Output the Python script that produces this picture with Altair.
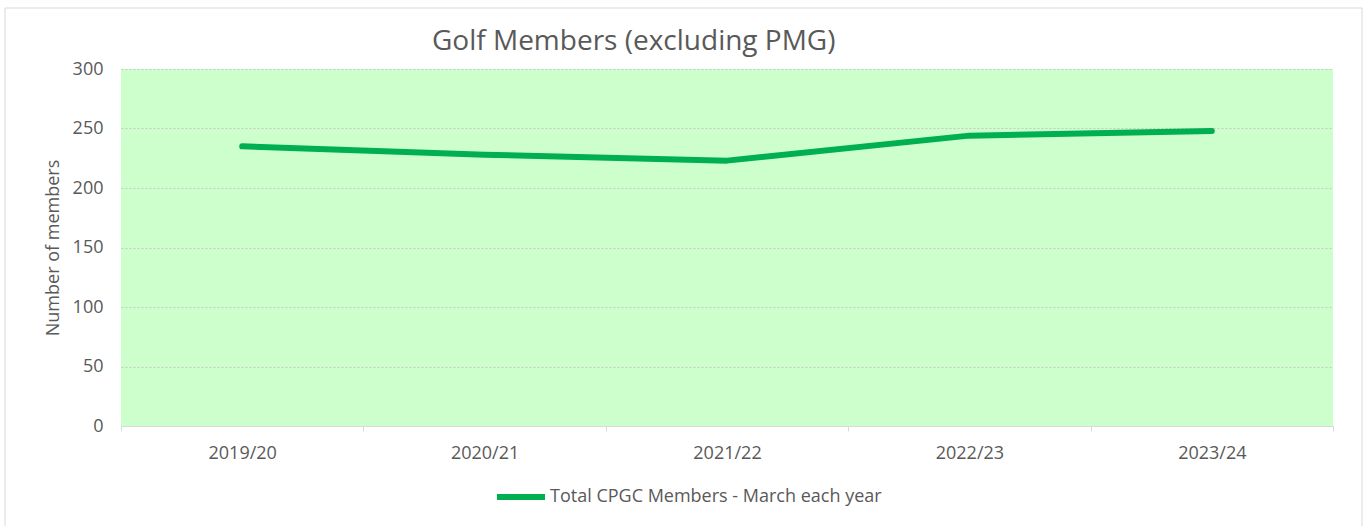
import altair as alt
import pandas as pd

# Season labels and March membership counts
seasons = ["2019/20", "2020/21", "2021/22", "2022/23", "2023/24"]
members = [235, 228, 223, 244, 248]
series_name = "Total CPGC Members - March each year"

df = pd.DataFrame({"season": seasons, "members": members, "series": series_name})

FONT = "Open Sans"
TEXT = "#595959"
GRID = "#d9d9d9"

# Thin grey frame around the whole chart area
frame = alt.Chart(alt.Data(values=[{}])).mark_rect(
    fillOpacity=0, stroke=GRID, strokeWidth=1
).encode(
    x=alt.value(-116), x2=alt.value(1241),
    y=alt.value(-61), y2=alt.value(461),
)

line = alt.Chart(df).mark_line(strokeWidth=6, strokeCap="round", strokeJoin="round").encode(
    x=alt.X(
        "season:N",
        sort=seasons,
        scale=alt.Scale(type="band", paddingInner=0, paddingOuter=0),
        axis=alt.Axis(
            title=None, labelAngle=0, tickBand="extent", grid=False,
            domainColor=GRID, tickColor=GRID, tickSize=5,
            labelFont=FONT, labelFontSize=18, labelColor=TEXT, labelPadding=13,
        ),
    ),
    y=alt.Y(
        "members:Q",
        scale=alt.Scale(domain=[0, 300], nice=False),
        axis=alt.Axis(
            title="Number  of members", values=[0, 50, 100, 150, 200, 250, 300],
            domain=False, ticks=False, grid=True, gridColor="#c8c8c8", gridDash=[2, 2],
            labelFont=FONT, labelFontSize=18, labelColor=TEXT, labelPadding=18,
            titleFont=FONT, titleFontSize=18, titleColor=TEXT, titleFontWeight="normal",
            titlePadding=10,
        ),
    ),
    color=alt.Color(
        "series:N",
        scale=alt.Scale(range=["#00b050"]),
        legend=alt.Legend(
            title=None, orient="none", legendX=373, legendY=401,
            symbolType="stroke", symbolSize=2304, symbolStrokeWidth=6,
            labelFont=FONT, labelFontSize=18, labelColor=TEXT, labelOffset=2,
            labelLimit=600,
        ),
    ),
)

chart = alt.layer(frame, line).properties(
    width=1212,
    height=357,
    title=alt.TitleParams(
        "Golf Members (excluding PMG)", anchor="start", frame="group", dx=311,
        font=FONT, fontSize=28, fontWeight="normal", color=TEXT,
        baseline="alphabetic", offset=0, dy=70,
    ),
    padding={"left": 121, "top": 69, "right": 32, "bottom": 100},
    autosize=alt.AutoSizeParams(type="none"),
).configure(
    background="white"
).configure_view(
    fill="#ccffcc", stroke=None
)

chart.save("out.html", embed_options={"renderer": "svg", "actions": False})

| PROBLEM |
Retype the data above exactly; pictures are not part of the copy.

| REPLY |
Output the Python script that produces this picture with Altair.
import altair as alt
import pandas as pd

# Season labels and March membership counts
seasons = ["2019/20", "2020/21", "2021/22", "2022/23", "2023/24"]
members = [235, 228, 223, 244, 248]
series_name = "Total CPGC Members - March each year"

df = pd.DataFrame({"season": seasons, "members": members, "series": series_name})

FONT = "Open Sans"
TEXT = "#595959"
GRID = "#d9d9d9"

# Thin grey frame around the whole chart area
frame = alt.Chart(alt.Data(values=[{}])).mark_rect(
    fillOpacity=0, stroke=GRID, strokeWidth=1
).encode(
    x=alt.value(-116), x2=alt.value(1241),
    y=alt.value(-61), y2=alt.value(461),
)

line = alt.Chart(df).mark_line(strokeWidth=6, strokeCap="round", strokeJoin="round").encode(
    x=alt.X(
        "season:N",
        sort=seasons,
        scale=alt.Scale(type="band", paddingInner=0, paddingOuter=0),
        axis=alt.Axis(
            title=None, labelAngle=0, tickBand="extent", grid=False,
            domainColor=GRID, tickColor=GRID, tickSize=5,
            labelFont=FONT, labelFontSize=18, labelColor=TEXT, labelPadding=13,
        ),
    ),
    y=alt.Y(
        "members:Q",
        scale=alt.Scale(domain=[0, 300], nice=False),
        axis=alt.Axis(
            title="Number  of members", values=[0, 50, 100, 150, 200, 250, 300],
            domain=False, ticks=False, grid=True, gridColor="#c8c8c8", gridDash=[2, 2],
            labelFont=FONT, labelFontSize=18, labelColor=TEXT, labelPadding=18,
            titleFont=FONT, titleFontSize=18, titleColor=TEXT, titleFontWeight="normal",
            titlePadding=10,
        ),
    ),
    color=alt.Color(
        "series:N",
        scale=alt.Scale(range=["#00b050"]),
        legend=alt.Legend(
            title=None, orient="none", legendX=373, legendY=401,
            symbolType="stroke", symbolSize=2304, symbolStrokeWidth=6,
            labelFont=FONT, labelFontSize=18, labelColor=TEXT, labelOffset=2,
            labelLimit=600,
        ),
    ),
)

chart = alt.layer(frame, line).properties(
    width=1212,
    height=357,
    title=alt.TitleParams(
        "Golf Members (excluding PMG)", anchor="start", frame="group", dx=311,
        font=FONT, fontSize=28, fontWeight="normal", color=TEXT,
        baseline="alphabetic", offset=0, dy=70,
    ),
    padding={"left": 121, "top": 69, "right": 32, "bottom": 100},
    autosize=alt.AutoSizeParams(type="none"),
).configure(
    background="white"
).configure_view(
    fill="#ccffcc", stroke=None
)

chart.save("out.html", embed_options={"renderer": "svg", "actions": False})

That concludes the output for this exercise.